Re: Test Yahoo Podhajce Group > Podhajce Group... Testing

Randall Babtkis

YES, thank you Jerome for taking good care of us and for building a new link.

Like Jill, and some others here, I visited Podhajce in late 2016, along with my cousin Margaret Hellman of Copenhagen, and my wife, writer Carolyn Cooke. It was my second visit, though no easier to get around those rutted roads than in 2011. It seemed there were a few more cars, and a few less donkey carts slowing us down, but the infrastructure has not been improved since the Soviet era. Alex Dunai aldunai@... of Lviv was our driver/translator. In 2016 we drove a bit further to visit two more villages, Vyshnivchyk and Issakow, mentioned in family documents. Issakow possibly holds a key to the origins to my mother’s family name, Esecover.

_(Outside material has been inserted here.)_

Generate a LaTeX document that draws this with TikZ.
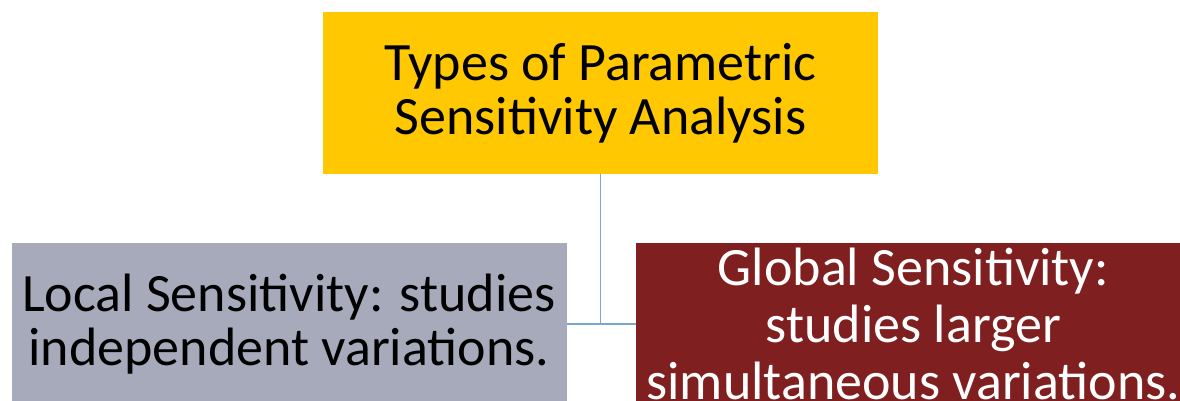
\documentclass[tikz,border=0pt]{standalone}
\usepackage{fontspec}
\setmainfont{Carlito}
\usetikzlibrary{positioning}

\definecolor{typesyellow}{RGB}{255,200,0}
\definecolor{localgray}{RGB}{167,170,187}
\definecolor{globalred}{RGB}{127,31,31}
\definecolor{linkblue}{RGB}{124,166,204}

\begin{document}
\begin{tikzpicture}[
      x=1pt, y=-1pt,
      box/.style={minimum width=555pt, minimum height=162pt, inner sep=0pt,
        align=center, font=\fontsize{54}{54}\selectfont},
      link/.style={draw=linkblue, line width=1.5pt}
    ]
    \useasboundingbox (0,0) rectangle (1180,400);
    \clip (0,0) rectangle (1180,400);
    \node[box, fill=typesyellow] (types) at (600.5,93) {Types of Parametric\\Sensitivity Analysis};
    \node[box, fill=localgray] (local) at (289,324) {Local Sensitivity: studies\\independent variations.};
    \node[box, fill=globalred, text=white, font=\fontsize{54}{57}\selectfont,
      right=69pt of local] (global) {Global Sensitivity:\\studies larger\\simultaneous variations.};
    \draw[link] (types.south) -- (types.south |- local.east);
    \draw[link] (local.east) -- (global.west);
\end{tikzpicture}
\end{document}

Unlike Podhajce and Vyshnivchyk, Issakow was not really a Jewish populated village  – no Hebrew graveyard there. But we managed to hear, firsthand, at least one living memory of a next-door-neighbor presence: kids playing together in the open space between Jewish and non-Jewish houses, before the war. 

Regarding Caryl Foster's question yesterday, my experience was that Ukraine is not an effortless (or uncomplicated) country to visit. We reached Podhajce, via an overnight train from Krakow, Poland, not far from to the beautiful and crumbling city of Lviv. Alex arranged a hotel there on my first trip in 2011, picked me up the next morning, and drove us to Podhajce. The drive lasted about two hours, each way. Carolyn noticed a detail I missed on my first drive with Alex – a baseball bat he carries in the back seat of his Mitsubishi Outlander.

Podhajce, like Issakow and Vyshnivchyk all emptied of Jewish life – those villages still exist! Hope to get back again one day soon.